**WRITTEN EXERCISE**: A verbatim copy of the records is required, with all pictures left out.

**EXERCISE MATERIAL**:
* * *
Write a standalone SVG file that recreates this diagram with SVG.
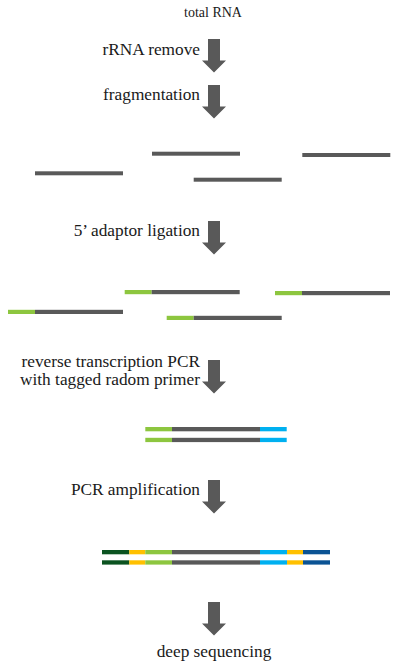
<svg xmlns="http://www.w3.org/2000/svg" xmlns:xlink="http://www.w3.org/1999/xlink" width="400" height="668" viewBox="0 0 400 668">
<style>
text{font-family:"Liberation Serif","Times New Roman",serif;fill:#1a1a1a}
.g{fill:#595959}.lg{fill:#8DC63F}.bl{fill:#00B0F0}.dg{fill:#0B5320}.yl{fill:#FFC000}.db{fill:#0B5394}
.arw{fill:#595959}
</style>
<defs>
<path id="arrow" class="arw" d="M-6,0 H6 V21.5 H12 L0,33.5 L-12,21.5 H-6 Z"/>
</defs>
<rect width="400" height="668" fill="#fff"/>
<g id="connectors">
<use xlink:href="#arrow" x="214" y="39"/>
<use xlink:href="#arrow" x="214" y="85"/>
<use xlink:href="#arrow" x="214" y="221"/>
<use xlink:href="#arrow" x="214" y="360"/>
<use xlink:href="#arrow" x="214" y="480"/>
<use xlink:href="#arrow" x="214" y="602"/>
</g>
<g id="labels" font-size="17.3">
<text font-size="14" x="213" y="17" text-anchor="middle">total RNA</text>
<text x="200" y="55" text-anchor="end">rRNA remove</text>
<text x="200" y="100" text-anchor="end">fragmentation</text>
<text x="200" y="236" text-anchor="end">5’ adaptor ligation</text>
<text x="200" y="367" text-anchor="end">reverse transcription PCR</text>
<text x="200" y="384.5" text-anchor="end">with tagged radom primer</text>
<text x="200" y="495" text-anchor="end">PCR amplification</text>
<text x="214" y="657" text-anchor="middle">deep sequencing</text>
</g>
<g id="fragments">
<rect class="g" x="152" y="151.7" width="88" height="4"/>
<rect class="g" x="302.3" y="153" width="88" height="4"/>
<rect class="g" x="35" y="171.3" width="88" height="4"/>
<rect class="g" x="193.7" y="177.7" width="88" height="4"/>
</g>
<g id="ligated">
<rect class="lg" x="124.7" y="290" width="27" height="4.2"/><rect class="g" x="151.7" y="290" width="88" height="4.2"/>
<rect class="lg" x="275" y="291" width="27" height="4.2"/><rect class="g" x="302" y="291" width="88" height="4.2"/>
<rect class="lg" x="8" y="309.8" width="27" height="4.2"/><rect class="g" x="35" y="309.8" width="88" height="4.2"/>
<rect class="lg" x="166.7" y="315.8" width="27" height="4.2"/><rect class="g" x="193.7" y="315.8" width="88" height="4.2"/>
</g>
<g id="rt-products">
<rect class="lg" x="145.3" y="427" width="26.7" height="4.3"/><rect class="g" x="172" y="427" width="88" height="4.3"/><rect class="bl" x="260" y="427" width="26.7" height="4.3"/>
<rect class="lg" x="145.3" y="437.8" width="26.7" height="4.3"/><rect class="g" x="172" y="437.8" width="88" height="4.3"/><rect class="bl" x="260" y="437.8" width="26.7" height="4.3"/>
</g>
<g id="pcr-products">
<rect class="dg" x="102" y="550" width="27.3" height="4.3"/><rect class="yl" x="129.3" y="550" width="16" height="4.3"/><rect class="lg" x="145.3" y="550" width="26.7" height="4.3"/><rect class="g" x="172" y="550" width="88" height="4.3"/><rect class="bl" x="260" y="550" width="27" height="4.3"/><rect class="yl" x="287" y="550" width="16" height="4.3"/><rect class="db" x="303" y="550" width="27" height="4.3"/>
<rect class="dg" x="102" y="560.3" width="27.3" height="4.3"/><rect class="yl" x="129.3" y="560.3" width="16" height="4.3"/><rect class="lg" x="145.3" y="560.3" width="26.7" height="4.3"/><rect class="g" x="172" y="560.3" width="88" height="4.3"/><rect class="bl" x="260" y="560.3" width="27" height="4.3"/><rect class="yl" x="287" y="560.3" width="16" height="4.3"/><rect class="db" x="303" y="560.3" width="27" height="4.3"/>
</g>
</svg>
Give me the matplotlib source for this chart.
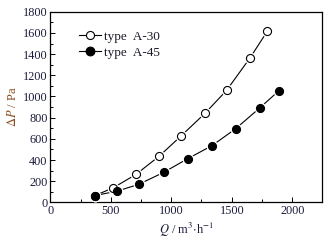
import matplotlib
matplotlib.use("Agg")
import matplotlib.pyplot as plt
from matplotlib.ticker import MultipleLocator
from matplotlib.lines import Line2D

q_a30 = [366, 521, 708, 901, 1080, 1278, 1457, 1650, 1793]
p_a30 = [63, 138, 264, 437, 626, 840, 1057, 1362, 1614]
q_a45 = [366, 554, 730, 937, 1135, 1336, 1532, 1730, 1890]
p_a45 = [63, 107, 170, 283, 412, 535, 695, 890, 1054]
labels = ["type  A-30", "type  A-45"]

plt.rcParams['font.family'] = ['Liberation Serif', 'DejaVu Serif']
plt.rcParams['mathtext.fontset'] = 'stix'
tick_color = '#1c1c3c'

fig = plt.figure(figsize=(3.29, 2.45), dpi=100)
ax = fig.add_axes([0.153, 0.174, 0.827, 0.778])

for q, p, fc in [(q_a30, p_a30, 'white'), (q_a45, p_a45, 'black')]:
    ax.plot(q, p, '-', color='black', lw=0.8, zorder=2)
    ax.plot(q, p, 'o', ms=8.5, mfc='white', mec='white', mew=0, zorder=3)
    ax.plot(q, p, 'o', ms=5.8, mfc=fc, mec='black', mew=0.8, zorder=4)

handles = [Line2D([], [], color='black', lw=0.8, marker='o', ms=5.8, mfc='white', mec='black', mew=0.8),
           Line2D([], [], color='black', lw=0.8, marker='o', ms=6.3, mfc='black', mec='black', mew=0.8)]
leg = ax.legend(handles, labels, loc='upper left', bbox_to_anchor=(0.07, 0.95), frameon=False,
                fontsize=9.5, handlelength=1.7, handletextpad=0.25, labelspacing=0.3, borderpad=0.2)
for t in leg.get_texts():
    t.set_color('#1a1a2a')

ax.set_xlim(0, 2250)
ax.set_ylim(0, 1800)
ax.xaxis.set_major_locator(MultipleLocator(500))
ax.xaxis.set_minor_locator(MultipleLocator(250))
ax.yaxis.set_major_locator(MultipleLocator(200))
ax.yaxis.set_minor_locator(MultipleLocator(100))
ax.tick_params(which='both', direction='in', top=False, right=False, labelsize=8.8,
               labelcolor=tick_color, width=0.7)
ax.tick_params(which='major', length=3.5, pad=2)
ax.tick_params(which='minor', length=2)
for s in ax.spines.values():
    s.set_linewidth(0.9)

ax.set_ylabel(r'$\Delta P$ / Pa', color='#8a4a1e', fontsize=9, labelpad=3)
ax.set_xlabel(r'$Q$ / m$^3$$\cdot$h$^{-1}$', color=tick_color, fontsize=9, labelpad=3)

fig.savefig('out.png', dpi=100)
* * *
**EXERCISE RESPONSE**:
Write a standalone SVG file that recreates this diagram with SVG.
<svg xmlns="http://www.w3.org/2000/svg" xmlns:xlink="http://www.w3.org/1999/xlink" width="400" height="668" viewBox="0 0 400 668">
<style>
text{font-family:"Liberation Serif","Times New Roman",serif;fill:#1a1a1a}
.g{fill:#595959}.lg{fill:#8DC63F}.bl{fill:#00B0F0}.dg{fill:#0B5320}.yl{fill:#FFC000}.db{fill:#0B5394}
.arw{fill:#595959}
</style>
<defs>
<path id="arrow" class="arw" d="M-6,0 H6 V21.5 H12 L0,33.5 L-12,21.5 H-6 Z"/>
</defs>
<rect width="400" height="668" fill="#fff"/>
<g id="connectors">
<use xlink:href="#arrow" x="214" y="39"/>
<use xlink:href="#arrow" x="214" y="85"/>
<use xlink:href="#arrow" x="214" y="221"/>
<use xlink:href="#arrow" x="214" y="360"/>
<use xlink:href="#arrow" x="214" y="480"/>
<use xlink:href="#arrow" x="214" y="602"/>
</g>
<g id="labels" font-size="17.3">
<text font-size="14" x="213" y="17" text-anchor="middle">total RNA</text>
<text x="200" y="55" text-anchor="end">rRNA remove</text>
<text x="200" y="100" text-anchor="end">fragmentation</text>
<text x="200" y="236" text-anchor="end">5’ adaptor ligation</text>
<text x="200" y="367" text-anchor="end">reverse transcription PCR</text>
<text x="200" y="384.5" text-anchor="end">with tagged radom primer</text>
<text x="200" y="495" text-anchor="end">PCR amplification</text>
<text x="214" y="657" text-anchor="middle">deep sequencing</text>
</g>
<g id="fragments">
<rect class="g" x="152" y="151.7" width="88" height="4"/>
<rect class="g" x="302.3" y="153" width="88" height="4"/>
<rect class="g" x="35" y="171.3" width="88" height="4"/>
<rect class="g" x="193.7" y="177.7" width="88" height="4"/>
</g>
<g id="ligated">
<rect class="lg" x="124.7" y="290" width="27" height="4.2"/><rect class="g" x="151.7" y="290" width="88" height="4.2"/>
<rect class="lg" x="275" y="291" width="27" height="4.2"/><rect class="g" x="302" y="291" width="88" height="4.2"/>
<rect class="lg" x="8" y="309.8" width="27" height="4.2"/><rect class="g" x="35" y="309.8" width="88" height="4.2"/>
<rect class="lg" x="166.7" y="315.8" width="27" height="4.2"/><rect class="g" x="193.7" y="315.8" width="88" height="4.2"/>
</g>
<g id="rt-products">
<rect class="lg" x="145.3" y="427" width="26.7" height="4.3"/><rect class="g" x="172" y="427" width="88" height="4.3"/><rect class="bl" x="260" y="427" width="26.7" height="4.3"/>
<rect class="lg" x="145.3" y="437.8" width="26.7" height="4.3"/><rect class="g" x="172" y="437.8" width="88" height="4.3"/><rect class="bl" x="260" y="437.8" width="26.7" height="4.3"/>
</g>
<g id="pcr-products">
<rect class="dg" x="102" y="550" width="27.3" height="4.3"/><rect class="yl" x="129.3" y="550" width="16" height="4.3"/><rect class="lg" x="145.3" y="550" width="26.7" height="4.3"/><rect class="g" x="172" y="550" width="88" height="4.3"/><rect class="bl" x="260" y="550" width="27" height="4.3"/><rect class="yl" x="287" y="550" width="16" height="4.3"/><rect class="db" x="303" y="550" width="27" height="4.3"/>
<rect class="dg" x="102" y="560.3" width="27.3" height="4.3"/><rect class="yl" x="129.3" y="560.3" width="16" height="4.3"/><rect class="lg" x="145.3" y="560.3" width="26.7" height="4.3"/><rect class="g" x="172" y="560.3" width="88" height="4.3"/><rect class="bl" x="260" y="560.3" width="27" height="4.3"/><rect class="yl" x="287" y="560.3" width="16" height="4.3"/><rect class="db" x="303" y="560.3" width="27" height="4.3"/>
</g>
</svg>
Give me the matplotlib source for this chart.
import matplotlib
matplotlib.use("Agg")
import matplotlib.pyplot as plt
from matplotlib.ticker import MultipleLocator
from matplotlib.lines import Line2D

q_a30 = [366, 521, 708, 901, 1080, 1278, 1457, 1650, 1793]
p_a30 = [63, 138, 264, 437, 626, 840, 1057, 1362, 1614]
q_a45 = [366, 554, 730, 937, 1135, 1336, 1532, 1730, 1890]
p_a45 = [63, 107, 170, 283, 412, 535, 695, 890, 1054]
labels = ["type  A-30", "type  A-45"]

plt.rcParams['font.family'] = ['Liberation Serif', 'DejaVu Serif']
plt.rcParams['mathtext.fontset'] = 'stix'
tick_color = '#1c1c3c'

fig = plt.figure(figsize=(3.29, 2.45), dpi=100)
ax = fig.add_axes([0.153, 0.174, 0.827, 0.778])

for q, p, fc in [(q_a30, p_a30, 'white'), (q_a45, p_a45, 'black')]:
    ax.plot(q, p, '-', color='black', lw=0.8, zorder=2)
    ax.plot(q, p, 'o', ms=8.5, mfc='white', mec='white', mew=0, zorder=3)
    ax.plot(q, p, 'o', ms=5.8, mfc=fc, mec='black', mew=0.8, zorder=4)

handles = [Line2D([], [], color='black', lw=0.8, marker='o', ms=5.8, mfc='white', mec='black', mew=0.8),
           Line2D([], [], color='black', lw=0.8, marker='o', ms=6.3, mfc='black', mec='black', mew=0.8)]
leg = ax.legend(handles, labels, loc='upper left', bbox_to_anchor=(0.07, 0.95), frameon=False,
                fontsize=9.5, handlelength=1.7, handletextpad=0.25, labelspacing=0.3, borderpad=0.2)
for t in leg.get_texts():
    t.set_color('#1a1a2a')

ax.set_xlim(0, 2250)
ax.set_ylim(0, 1800)
ax.xaxis.set_major_locator(MultipleLocator(500))
ax.xaxis.set_minor_locator(MultipleLocator(250))
ax.yaxis.set_major_locator(MultipleLocator(200))
ax.yaxis.set_minor_locator(MultipleLocator(100))
ax.tick_params(which='both', direction='in', top=False, right=False, labelsize=8.8,
               labelcolor=tick_color, width=0.7)
ax.tick_params(which='major', length=3.5, pad=2)
ax.tick_params(which='minor', length=2)
for s in ax.spines.values():
    s.set_linewidth(0.9)

ax.set_ylabel(r'$\Delta P$ / Pa', color='#8a4a1e', fontsize=9, labelpad=3)
ax.set_xlabel(r'$Q$ / m$^3$$\cdot$h$^{-1}$', color=tick_color, fontsize=9, labelpad=3)

fig.savefig('out.png', dpi=100)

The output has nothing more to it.